Texas Politics
3:13 pm
Tue January 7, 2014

Business Groups Speak Out Against Tea Party Legislators Who Opposed Funding Bills

Some of Texas’ biggest trade and business associations are looking to counter anti-big government groups like the tea party that have crowded recent Republican primaries -- the group’s effort is in response to actions taken in the past legislative session against state infrastructure bills.

The Texas Future Business Alliance is made up of ten business groups that are supporting Republican candidates who have supported water infrastructure bills and transportation and education funding in the past.

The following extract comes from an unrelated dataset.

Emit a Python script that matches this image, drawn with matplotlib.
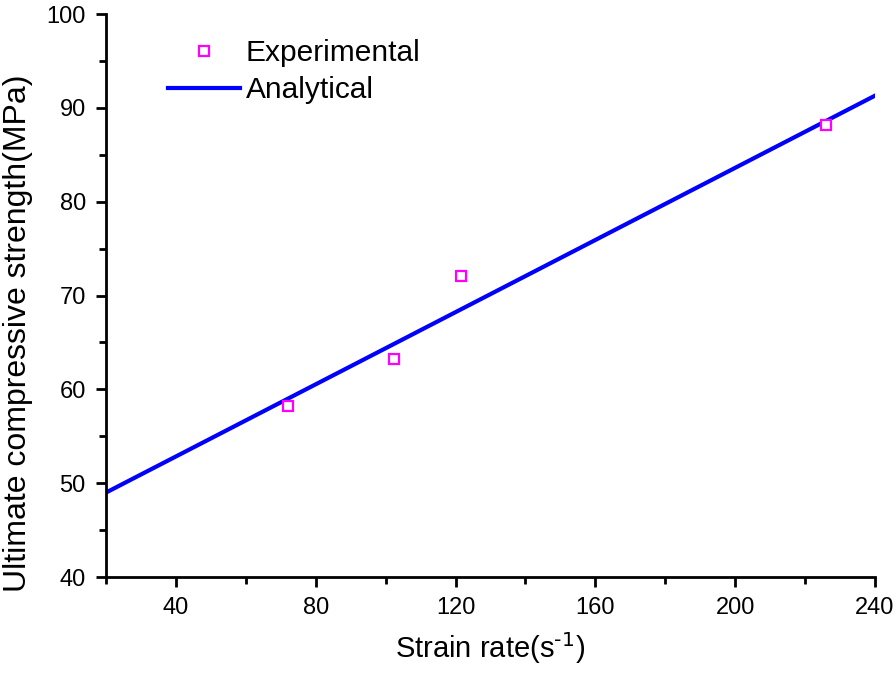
import matplotlib.pyplot as plt
from matplotlib.ticker import MultipleLocator

# values
exp_strain_rate = [72, 102.5, 121.5, 226]
exp_strength = [58.2, 63.2, 72.1, 88.2]
model_strain_rate = [20, 240]
model_strength = [49.0, 91.3]

plt.rcParams["font.family"] = ["Liberation Sans", "DejaVu Sans"]

fig = plt.figure(figsize=(8.96, 6.77), dpi=100)
ax = fig.add_axes([0.1183, 0.1477, 0.8583, 0.8316])

ax.plot(
    model_strain_rate,
    model_strength,
    color="#0000FF",
    linewidth=3,
    label="Analytical",
    zorder=2,
)
ax.plot(
    exp_strain_rate,
    exp_strength,
    linestyle="none",
    marker="s",
    markersize=7,
    markerfacecolor="white",
    markeredgecolor="#FF00FF",
    markeredgewidth=1.6,
    label="Experimental",
    zorder=3,
)

ax.set_xlim(20, 240)
ax.set_ylim(40, 100)
ax.xaxis.set_major_locator(MultipleLocator(40))
ax.xaxis.set_minor_locator(MultipleLocator(20))
ax.yaxis.set_major_locator(MultipleLocator(10))
ax.yaxis.set_minor_locator(MultipleLocator(5))

ax.spines["top"].set_visible(False)
ax.spines["right"].set_visible(False)
for side in ("left", "bottom"):
    ax.spines[side].set_linewidth(2)

ax.tick_params(which="major", direction="out", length=7.5, width=2,
               labelsize=17, pad=7)
ax.tick_params(which="minor", direction="out", length=5, width=2)

ax.set_xlabel(r"Strain rate(s$^{\text{-1}}$)", fontsize=21, labelpad=8)
ax.set_ylabel("Ultimate compressive strength(MPa)", fontsize=23)
ax.yaxis.set_label_coords(-0.095, 0.433)

handles, labels = ax.get_legend_handles_labels()
ax.legend(
    handles[::-1],
    labels[::-1],
    loc="upper left",
    bbox_to_anchor=(0.1875, 1 - 39 / 677),
    bbox_transform=fig.transFigure,
    frameon=False,
    fontsize=21.5,
    handlelength=2.4,
    handletextpad=0.2,
    labelspacing=0.3,
    borderpad=0,
    borderaxespad=0,
)

fig.savefig("out.png", dpi=100)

"Unfortunately some who are opposed to funding have accused very solid conservative members of in fact not being conservative," said Bill Hammond, the president and CEO of the Texas Association of Business. "Nothing could be further from the truth. And the idea that some of them are for funding brought them under attack is wrong and inappropriate."

Hammond is referring to a number of lawmakers in the Texas Legislature who identify themselves as tea-party Republicans and opposed taking money from the Rainy Day Fund to help pay for urgent state needs like water and roads.

Tea-party Republicans like state Rep. Van Taylor, R-Plano, who spoke following passage of the legislature's budget bill at the conclusion of the last legislative session.

"We have the two largest budgets in the history of the State of Texas for the last budget and this budget," Taylor said. "I’m disappointed in Republicans leading the charge for trying to break into the Rainy Day Fund."

But Hammond said state spending only grew by about 3 percent over the last two years.

"Spending is very low, but some have tried to give the appearance that Texas spending is out of control and it’s simply not," he said. "Some believe the budget grew by 25 percent biennium to biennium where in fact the real numbers are around 3 percent. People put out these numbers and you have the people of Texas believing that the state is spending too much money, which simply is not true."

Hammond said not adequately funding infrastructure will quickly lead to the state becoming less competitive for attracting business.